Eau de Cartier Essence d'Orange Eau de Toilette
orange, bergamot, violet flowers, acacia, cedarwood, patchouli
Essence d’Orange starts with a smooth, opaque orange aroma (not the juicy, tangy orange accord I was hoping for); the soft, “pastel” orange note blends nicely with a quiet violet accord (acacia is not distinct to me). In mid-development, Essence d’Orange has an “orange-flavored-baby-aspirin” scent, and any cedar/patchouli is diluted to the point of invisibility…one thinks…till an orange-tinged amber emerges late in Essence d’Orange’s development and intensifies on skin. This patchouli-rich, powdery amber accord makes Essence d’Orange more of a fall-winter scent than a spring-summer fragrance.

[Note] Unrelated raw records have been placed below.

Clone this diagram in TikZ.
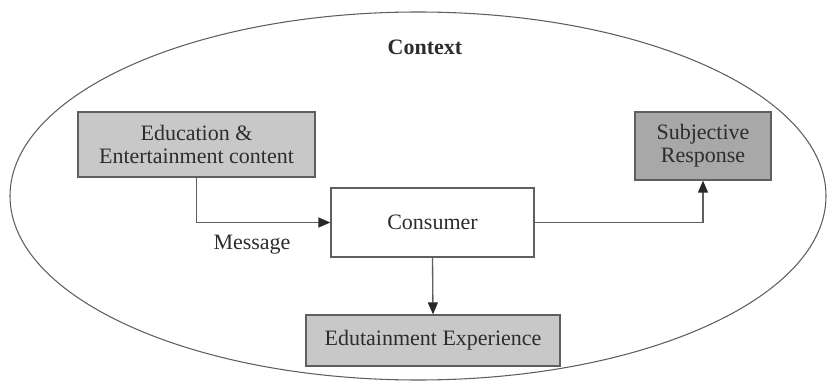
\documentclass[tikz,border=0pt]{standalone}
\usepackage{fontspec}
\setmainfont{Liberation Serif}
\usepackage{tikz}
\usetikzlibrary{arrows.meta}
\definecolor{edgegray}{RGB}{95,95,95}
\definecolor{tipgray}{RGB}{40,40,40}
\definecolor{textgray}{RGB}{45,45,45}
\definecolor{lightbox}{RGB}{200,200,200}
\definecolor{darkbox}{RGB}{168,168,168}
\tikzset{
  blockbox/.style={draw=edgegray, line width=1pt, align=center, text=textgray, inner sep=0.75pt},
  flowarrow/.style={draw=edgegray, line width=1pt, -{Triangle[length=9pt,width=7.5pt,color=tipgray]}},
}

\begin{document}
\begin{tikzpicture}[x=0.75pt,y=0.75pt,yscale=-1,font=\fontsize{16.5}{17.5}\selectfont]
    \useasboundingbox (0,0) rectangle (828,381);

    %Ellipse [context]
    \draw [color=edgegray, line width=0.8pt] (418,196) ellipse [x radius=408, y radius=184];

    % Text Node
    \node (ctx) at (425,47) [text=textgray] {\textbf{Context}};

    %Shape: Rectangle [education content]
    \node (edu) at (196.5,144.5) [blockbox, fill=lightbox, minimum width=177.75pt, minimum height=48.75pt] {Education \&\\Entertainment content};
    %Shape: Rectangle [consumer]
    \node (cons) at (432.5,222.5) [blockbox, fill=white, minimum width=152.25pt, minimum height=51.75pt] {Consumer};
    %Shape: Rectangle [subjective response]
    \node (resp) at (703,146) [blockbox, fill=darkbox, minimum width=102pt, minimum height=51pt] {Subjective\\Response};
    %Shape: Rectangle [edutainment experience]
    \node (exp) at (433,340.5) [blockbox, fill=lightbox, minimum width=190.5pt, minimum height=38.25pt] {Edutainment Experience};

    %Connectors
    \draw [flowarrow] (edu.south) |- (cons.west);
    \draw [flowarrow] (cons.east) -| (resp.south);
    \draw [flowarrow] (cons.south) -- (exp.north);

    % Text Node
    \node (msg) at (252,245) [text=textgray] {Message};

\end{tikzpicture}
\end{document}
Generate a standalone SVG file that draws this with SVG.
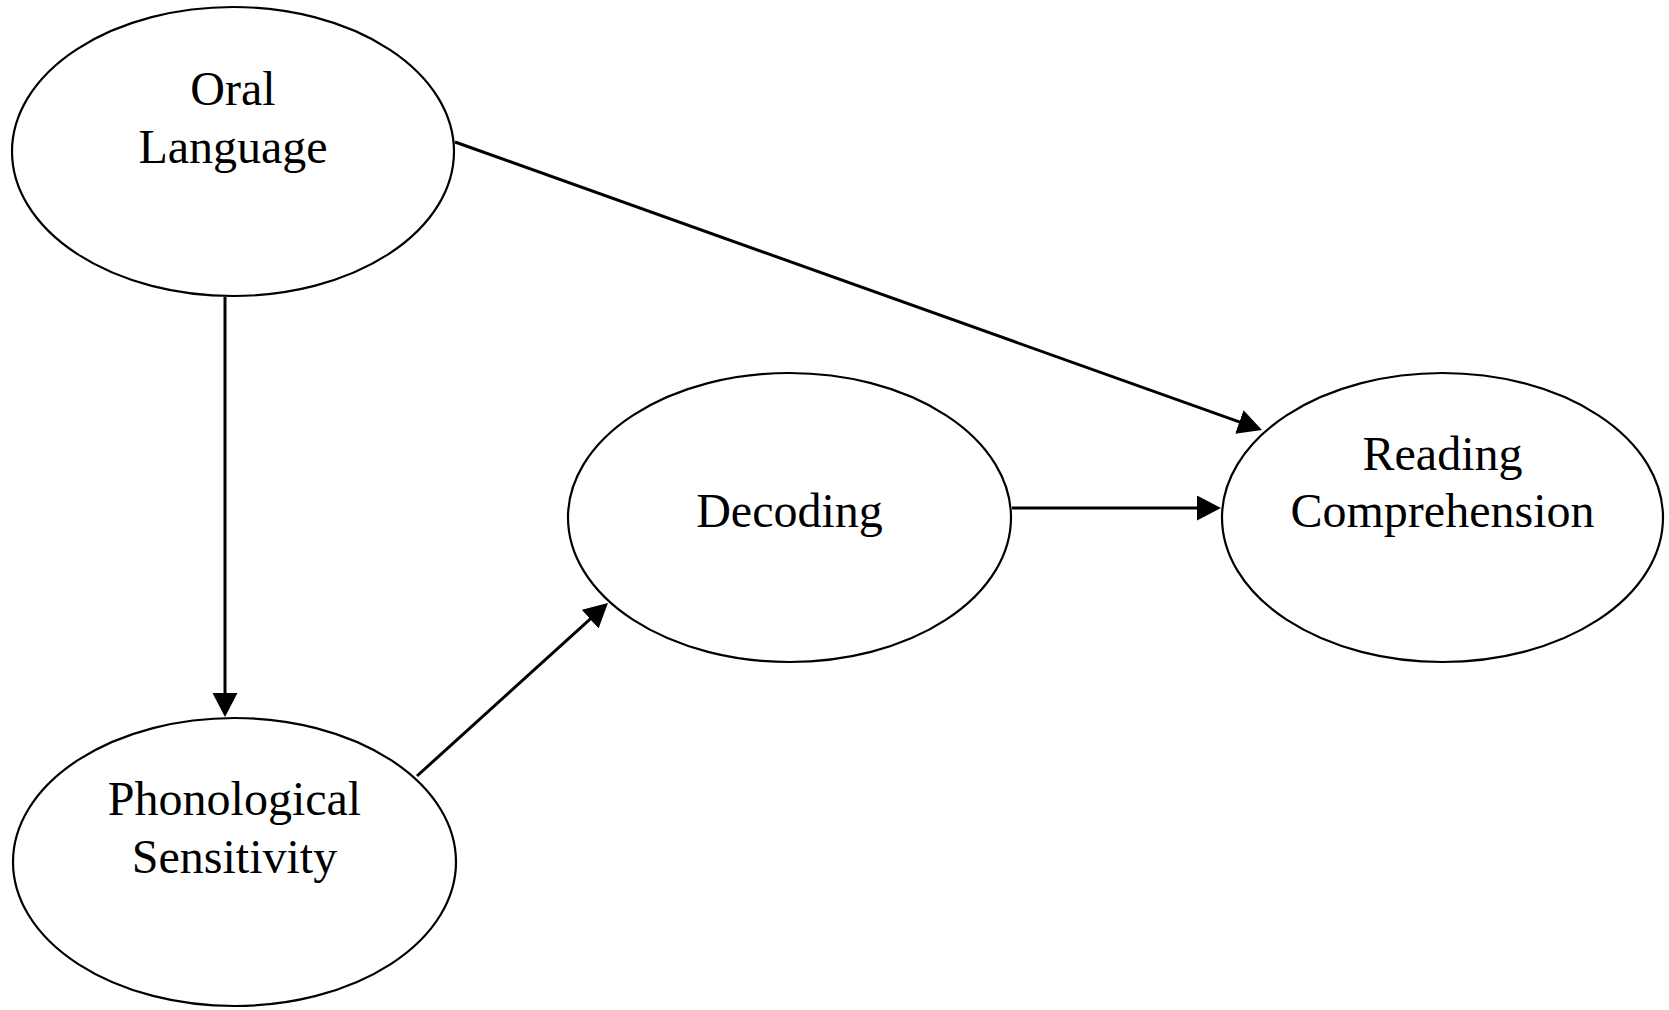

I love powdery aromas. I enjoy the scents of: incense ash; rich, gooey amber turned to dust; dry sandalwood; pungent citrus juice and peel reduced to talc. What I don’t like are “polite,” “beige,” sheer (and ever-so-tasteful) powder aromas that smell like make-up. Unfortunately — for me — Eau de Cartier and Eau de Cartier Essence d’Orange fall into this “scented-cosmetics” category.
Eau de Cartier was developed by perfumer Christine Nagel, and is $55/85 (50/100 ml); Eau de Cartier Essence d’Orange is $85 (100 ml).